5 Signs of Leading While Distracted
Do you or did you ever…
1. Engage in a conversation you have no bandwidth for or interest in at the moment.
2. Listen to the conversation in your head instead of what the other person is saying including that little voice that keeps repeating “I hope they will be done soon”.
3. Get on a conference call and answer e-mails or twitter thinking that since people can’t see you, they won’t know and that it doesn’t really matter anyway.
4. Schedule a meeting and show up unprepared or fail to prepare for someone else’s meeting and show up anyway. (NOTE: A really good reason is not a “free pass”)
5. Allowing a conversation to be interrupted by an electronic device (telephone, computer, blackberry, i-phone, tweetdeck, etc.)
There is No “Good” Excuse for Not Giving Someone Your Full Attention
We can justify these and other distracted behaviors with “well everyone else does it” or “there just aren’t enough hours in a day” or “I’m trying my best”. Those reasons may get us off the hook in our own minds, but there is still a cost to the person/people on the other end. We have all done something like the things in this list. If you are like me you have done every one of them at one time or another. The point is not that we should feel bad about it. We can, however, be more awake so we can be 100% responsible for the impact our actions have on others.

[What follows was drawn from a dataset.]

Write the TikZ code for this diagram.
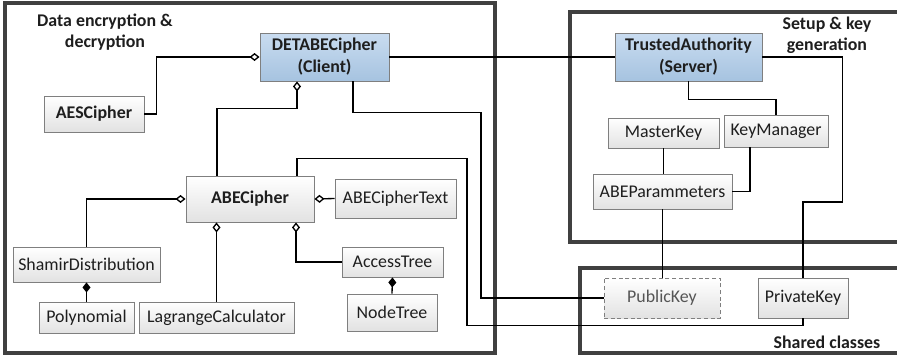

If you are thinking, but I’m not the leader or I hate it when my boss does those things, think again. Anytime people are counting on you is an opportunity to lead, even if it is simply by example. Furthermore, the extent to which we allow others to get away with these behaviors with us harms both our relationship with them and with ourselves. Consider whether the message you are sending through your actions or inaction is one you really want to send.
What is the Solution?
The solution falls into the category of “simple but not always easy”. It is to make a conscious choice to give whomever you are interacting with your full attention. (Hint: The grocery store clerk is NOT less important than your boss in this regard.) It is a choice you have to keep making over and over and in countless situations every day. The hard part can be coming to terms with the cost. The good news is we can definitely get better at it with practice. The better news is we are likely to be grateful for all the things we discover that we have been missing out on.
Perhaps the most significant gift we can give another person in this fast paced world full of distraction is our full attention. It can be just for a moment, but it can make THE difference in whether that interaction has a positive or a negative impact on your relationships and even your results.
What could we all do to get better at giving the gift of our attention?